> **Job**: The lines from the top of the material below through the line containing "0.6, 0.7, 0.8, 0.9, 1.0]" are to be printed exactly, with pictures omitted.

> **Given data**:
▶
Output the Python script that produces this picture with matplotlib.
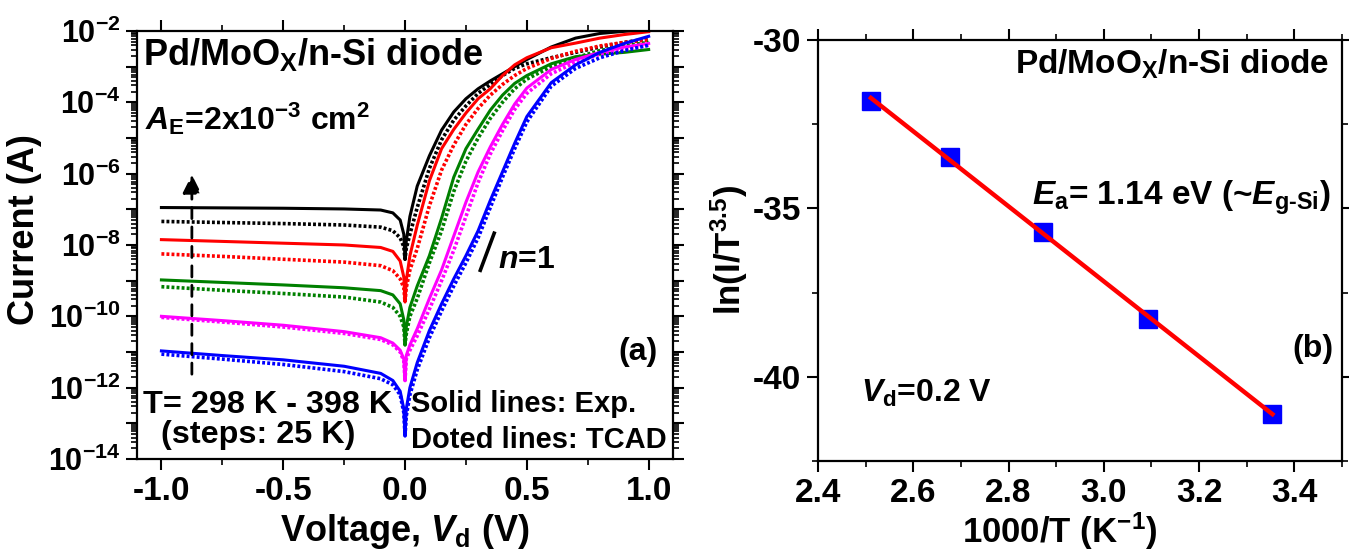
import numpy as np
import matplotlib
matplotlib.use('Agg')
import matplotlib.pyplot as plt
from matplotlib.ticker import MultipleLocator, LogLocator, NullFormatter, FuncFormatter

plt.rcParams.update({
    'font.family': ['Liberation Sans', 'DejaVu Sans'],
    'font.weight': 'bold',
    'mathtext.fontset': 'custom',
    'mathtext.rm': 'Liberation Sans:bold',
    'mathtext.it': 'Liberation Sans:italic:bold',
    'mathtext.bf': 'Liberation Sans:bold',
    'axes.unicode_minus': False,
    'axes.linewidth': 1.6,
})

# ---- panel (a): I-V curves, log10(I) ----
v_rev = [-1.0, -0.75, -0.5, -0.25, -0.1, -0.05, -0.02, -0.005, 0.0]
v_fwd = [0.005, 0.02, 0.05, 0.1, 0.15, 0.2, 0.25, 0.3, 0.35, 0.4, 0.45, 0.5,
         0.6, 0.7, 0.8, 0.9, 1.0]

temps = [398, 373, 348, 323, 298]
colors = ['black', 'red', '#008000', 'magenta', 'blue']

logi_exp = {
    398: [-6.95, -6.96, -6.97, -6.99, -7.02, -7.10, -7.30, -7.70, -8.40,
          -7.90, -7.20, -6.35, -5.50, -4.78, -4.27, -3.90, -3.62, -3.40, -3.20, -3.00, -2.80,
          -2.45, -2.20, -2.07, -2.01, -1.97],
    373: [-7.85, -7.90, -7.95, -8.00, -8.07, -8.18, -8.45, -8.90, -9.60,
          -9.00, -8.30, -7.45, -6.20, -5.30, -4.76, -4.30, -3.90, -3.62, -3.25, -2.95, -2.75,
          -2.47, -2.34, -2.20, -2.10, -2.02],
    348: [-8.98, -9.05, -9.12, -9.20, -9.28, -9.40, -9.65, -10.10, -10.80,
          -10.30, -9.75, -9.15, -8.30, -7.25, -6.10, -5.30, -4.75, -4.22, -3.80, -3.47, -3.25,
          -2.92, -2.72, -2.65, -2.60, -2.52],
    323: [-10.00, -10.12, -10.25, -10.43, -10.60, -10.75, -10.95, -11.20, -11.80,
          -11.10, -10.80, -10.35, -9.50, -8.70, -7.75, -6.80, -5.95, -5.25, -4.62, -4.05, -3.60,
          -3.08, -2.80, -2.60, -2.45, -2.35],
    298: [-10.97, -11.10, -11.22, -11.40, -11.60, -11.80, -12.10, -12.60, -13.35,
          -12.60, -12.00, -11.30, -10.40, -9.65, -8.95, -8.30, -7.60, -6.75, -5.95, -5.15, -4.40,
          -3.45, -2.95, -2.60, -2.35, -2.15],
}
logi_tcad = {
    398: [-7.34, -7.37, -7.40, -7.44, -7.50, -7.60, -7.80, -8.05, -8.40,
          -8.10, -7.70, -6.95, -5.85, -5.05, -4.50, -4.10, -3.75, -3.50, -3.25, -3.05, -2.92,
          -2.75, -2.60, -2.45, -2.32, -2.22],
    373: [-8.25, -8.32, -8.40, -8.48, -8.58, -8.72, -8.95, -9.20, -9.60,
          -9.20, -8.70, -8.10, -6.90, -5.90, -5.20, -4.62, -4.17, -3.80, -3.50, -3.25, -3.05,
          -2.77, -2.57, -2.42, -2.32, -2.25],
    348: [-9.17, -9.27, -9.36, -9.46, -9.60, -9.75, -10.00, -10.30, -10.80,
          -10.50, -10.00, -9.50, -8.50, -7.60, -6.50, -5.65, -5.00, -4.45, -4.00, -3.62, -3.35,
          -3.00, -2.75, -2.55, -2.42, -2.32],
    323: [-10.03, -10.16, -10.30, -10.48, -10.65, -10.80, -11.00, -11.25, -11.80,
          -11.20, -10.95, -10.55, -9.80, -9.00, -8.15, -7.20, -6.25, -5.45, -4.80, -4.20, -3.75,
          -3.20, -2.88, -2.65, -2.50, -2.40],
    298: [-11.06, -11.20, -11.35, -11.55, -11.75, -11.92, -12.20, -12.70, -13.35,
          -12.80, -12.20, -11.50, -10.60, -9.85, -9.15, -8.50, -7.80, -6.95, -6.10, -5.30, -4.55,
          -3.55, -3.05, -2.75, -2.55, -2.40],
}

# n=1 guide segment and temperature arrow
n1_v = [0.309, 0.366]
n1_i = [10**-8.71, 10**-7.67]
arrow_v = -0.875
arrow_i = [10**-11.7, 10**-5.95]

# ---- panel (b): Arrhenius plot ----
inv_t = [2.511, 2.678, 2.872, 3.093, 3.354]
ln_it = [-31.81, -33.48, -35.69, -38.28, -41.10]

fig = plt.figure(figsize=(13.49, 5.54), dpi=100)
ax1 = fig.add_axes([0.1016, 0.1715, 0.3973, 0.7726])
ax2 = fig.add_axes([0.6064, 0.1679, 0.3884, 0.760])

v_all = v_rev + v_fwd
for t, c in zip(temps, colors):
    ax1.plot(v_all, 10**np.array(logi_tcad[t]), color=c, lw=2.6,
             ls=(0, (0.8, 0.6)))
    ax1.plot(v_all, 10**np.array(logi_exp[t]), color=c, lw=2.2)

ax1.plot(n1_v, n1_i, color='black', lw=2.6)
ax1.annotate('', xy=(arrow_v, arrow_i[1]), xytext=(arrow_v, arrow_i[0]),
             arrowprops=dict(arrowstyle='-|>', color='black', lw=2.0,
                             ls=(0, (4, 3)), mutation_scale=28))

ax1.set_yscale('log')
ax1.set_xlim(-1.1, 1.1)
ax1.set_ylim(1e-14, 1e-2)
ax1.xaxis.set_major_locator(MultipleLocator(0.5))
ax1.xaxis.set_minor_locator(MultipleLocator(0.25))
ax1.xaxis.set_major_formatter(FuncFormatter(lambda v, p: '%.1f' % v))
ax1.yaxis.set_major_locator(LogLocator(base=10, numticks=20))
ax1.yaxis.set_minor_locator(LogLocator(base=10, subs=np.arange(2, 10), numticks=20))
ax1.yaxis.set_minor_formatter(NullFormatter())


def dec_fmt(v, p):
    e = int(round(np.log10(v)))
    return r'$\mathbf{10^{%d}}$' % e if e % 2 == 0 else ''


ax1.yaxis.set_major_formatter(FuncFormatter(dec_fmt))

ax1.set_xlabel(r'Voltage, $V_\mathrm{d}$ (V)', fontsize=26, fontweight='bold')
ax1.set_ylabel('Current (A)', fontsize=26, fontweight='bold')
ax1.xaxis.set_label_coords(0.5, -0.125)
ax1.yaxis.set_label_coords(-0.178, 0.535)

ax1.text(0.011, 0.921, r'Pd/MoO$_\mathrm{X}$/n-Si diode', transform=ax1.transAxes,
         fontsize=26, va='baseline')
ax1.text(0.015, 0.769, r'$A_\mathrm{E}$=2x10$^{-3}$ cm$^2$', transform=ax1.transAxes,
         fontsize=23, va='baseline')
ax1.text(0.011, 0.107, 'T= 298 K - 398 K', transform=ax1.transAxes,
         fontsize=23.3, va='baseline')
ax1.text(0.045, 0.037, '(steps: 25 K)', transform=ax1.transAxes,
         fontsize=23.3, va='baseline')
ax1.text(0.511, 0.110, 'Solid lines: Exp.', transform=ax1.transAxes,
         fontsize=21, va='baseline')
ax1.text(0.511, 0.026, 'Doted lines: TCAD', transform=ax1.transAxes,
         fontsize=21, va='baseline')
ax1.text(0.972, 0.25, '(a)', transform=ax1.transAxes, fontsize=23,
         ha='right', va='center')
ax1.text(0.673, 0.446, r'$n$=1', transform=ax1.transAxes, fontsize=23,
         va='baseline')

# panel (b)
ax2.plot(inv_t, ln_it, 's', color='blue', ms=12.5, mec='blue')
coef = np.polyfit(inv_t, ln_it, 1)
fit_x = np.array([min(inv_t), max(inv_t)])
ax2.plot(fit_x, np.polyval(coef, fit_x), color='red', lw=3.2)

ax2.set_xlim(2.4, 3.5)
ax2.set_ylim(-42.5, -30)
ax2.xaxis.set_major_locator(MultipleLocator(0.2))
ax2.xaxis.set_minor_locator(MultipleLocator(0.1))
ax2.xaxis.set_major_formatter(FuncFormatter(lambda v, p: '%.1f' % v))
ax2.yaxis.set_major_locator(MultipleLocator(5))
ax2.yaxis.set_minor_locator(MultipleLocator(2.5))
ax2.set_xlabel(r'1000/T (K$^{-1}$)', fontsize=25, fontweight='bold')
ax2.set_ylabel(r'ln(I/T$^{3.5}$)', fontsize=25, fontweight='bold')
ax2.xaxis.set_label_coords(0.462, -0.118)
ax2.yaxis.set_label_coords(-0.13, 0.5)

ax2.text(0.975, 0.919, r'Pd/MoO$_\mathrm{X}$/n-Si diode', transform=ax2.transAxes,
         fontsize=24, ha='right', va='baseline')
ax2.text(0.979, 0.610, r'$E_\mathrm{a}$= 1.14 eV (~$E_\mathrm{g\text{-}Si}$)',
         transform=ax2.transAxes, fontsize=24, ha='right', va='baseline')
ax2.text(0.082, 0.140, r'$V_\mathrm{d}$=0.2 V', transform=ax2.transAxes,
         fontsize=23, va='baseline')
ax2.text(0.983, 0.266, '(b)', transform=ax2.transAxes, fontsize=23,
         ha='right', va='center')

for ax in (ax1, ax2):
    ax.tick_params(which='both', direction='out', top=True, right=True,
                   width=1.5, labelsize=24)
    ax.tick_params(which='major', length=8, pad=4)
    ax.tick_params(which='minor', length=4.5, width=1.2)
    for lab in ax.get_xticklabels() + ax.get_yticklabels():
        lab.set_fontweight('bold')
ax1.tick_params(axis='y', which='major', labelsize=22)

fig.savefig('out.png', dpi=100)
◀
> **Correct output**:
Output the Python script that produces this picture with matplotlib.
import numpy as np
import matplotlib
matplotlib.use('Agg')
import matplotlib.pyplot as plt
from matplotlib.ticker import MultipleLocator, LogLocator, NullFormatter, FuncFormatter

plt.rcParams.update({
    'font.family': ['Liberation Sans', 'DejaVu Sans'],
    'font.weight': 'bold',
    'mathtext.fontset': 'custom',
    'mathtext.rm': 'Liberation Sans:bold',
    'mathtext.it': 'Liberation Sans:italic:bold',
    'mathtext.bf': 'Liberation Sans:bold',
    'axes.unicode_minus': False,
    'axes.linewidth': 1.6,
})

# ---- panel (a): I-V curves, log10(I) ----
v_rev = [-1.0, -0.75, -0.5, -0.25, -0.1, -0.05, -0.02, -0.005, 0.0]
v_fwd = [0.005, 0.02, 0.05, 0.1, 0.15, 0.2, 0.25, 0.3, 0.35, 0.4, 0.45, 0.5,
         0.6, 0.7, 0.8, 0.9, 1.0]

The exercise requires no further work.